The FSC wants scheme caps, without any cross-subsidisation across sectors to fund losses.

But if the government does decide to go with a cross-subsidised CSLR, the FSC has said it should apply to a broader general levy funded by all Australian Financial Complaints Authority (AFCA) members, for a “General Levy Resilience Reserve”. 

FSC chief executive Sally Loane said her body has long had concerns around the “risk of moral hazard” from the scheme and wants to ensure it is “targeted, sustainable and equitable”. 

“This means capping claims at reasonable levels, ensuring sectors which are responsible for the losses self-fund those losses and implementing a scheme without cross-subsidisation across financial services sectors,” Ms Loane said.

Further, the FSC has recommended unpaid determination data should be collected from the outset to enable the CSLR to move to a financial services provider risk-based funding approach as soon as reasonably practical.

Ms Loane said the FSC’s view is the most important step towards protecting consumers is for the government to address outstanding regulatory weakness, such as advice licensees being unable to meet their compensation obligations.

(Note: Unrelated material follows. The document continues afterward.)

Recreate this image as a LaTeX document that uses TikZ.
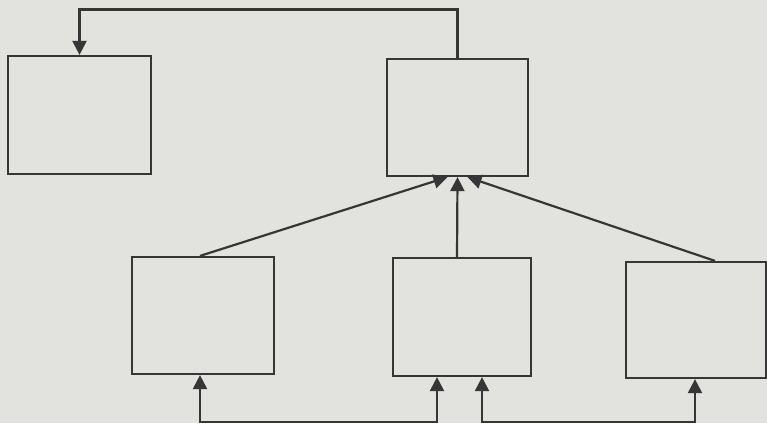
\documentclass[tikz,border=0pt]{standalone}
\usetikzlibrary{arrows.meta}
\definecolor{paper}{HTML}{E2E2DF}
\definecolor{ink}{HTML}{363636}
\begin{document}
\begin{tikzpicture}[x=1pt,y=-1pt,
  box/.style={draw=ink,line width=2.2pt,rectangle,inner sep=0pt},
  conn/.style={draw=ink,line width=2.2pt},
  tip/.style={},
  arr/.style={conn,-{Triangle[length=14pt,width=14pt]}},
  both/.style={conn,{Triangle[length=14pt,width=14pt]}-{Triangle[length=14pt,width=14pt]}}]
\fill[paper] (0,0) rectangle (767,423);
\useasboundingbox (0,0) rectangle (767,423);
\node[box,minimum width=143pt,minimum height=118pt] (A) at (79.5,115) {};
\node[box,minimum width=141pt,minimum height=117pt] (B) at (457.5,117.5) {};
\node[box,minimum width=142pt,minimum height=117pt] (C) at (203,315.5) {};
\node[box,minimum width=138pt,minimum height=118pt] (D) at (462,317) {};
\node[box,minimum width=140pt,minimum height=116pt] (E) at (696,320) {};
% top feedback
\draw[arr] (B.north) -- ++(0,-48.5) -| (A.north);
% converging arrows into B
\draw[arr] ([xshift=-3pt]C.north) -- ([xshift=-10pt]B.south);
\draw[arr] ([xshift=-5pt]D.north) -- ([xshift=0pt]B.south);
\draw[arr] ([xshift=19pt]E.north) -- ([xshift=10pt]B.south);
% bottom loops
\draw[both] ([xshift=-3pt]C.south) -- ++(0,47) -| ([xshift=-25pt]D.south);
\draw[both] ([xshift=20pt]D.south) -- ++(0,45) -| ([xshift=-1pt]E.south);
\end{tikzpicture}
\end{document}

“With most of the historical unpaid determinations arising from poorly capitalised financial advice businesses we want to see the introduction of adequate capital requirements and greater oversight of appropriate and strong professional indemnity (PI) insurance requirements for financial advice licensees,” she said. 

“The introduction of a CSLR without strengthening the regulatory weaknesses in advice will result in an incredibly costly shortcut which won’t address the underlying issues leading to financial advice licensees failing to meet their consumer compensation obligations.”

She added Australia should look to overseas examples to avoid failure. 

“We know the UK has a very big compensation scheme, which cost more than a billion Australian dollars last year,” Ms Loane said.

“We must learn from the UK experience and address our regulatory weaknesses upfront otherwise we will have a scheme that will blow out in size and cost.”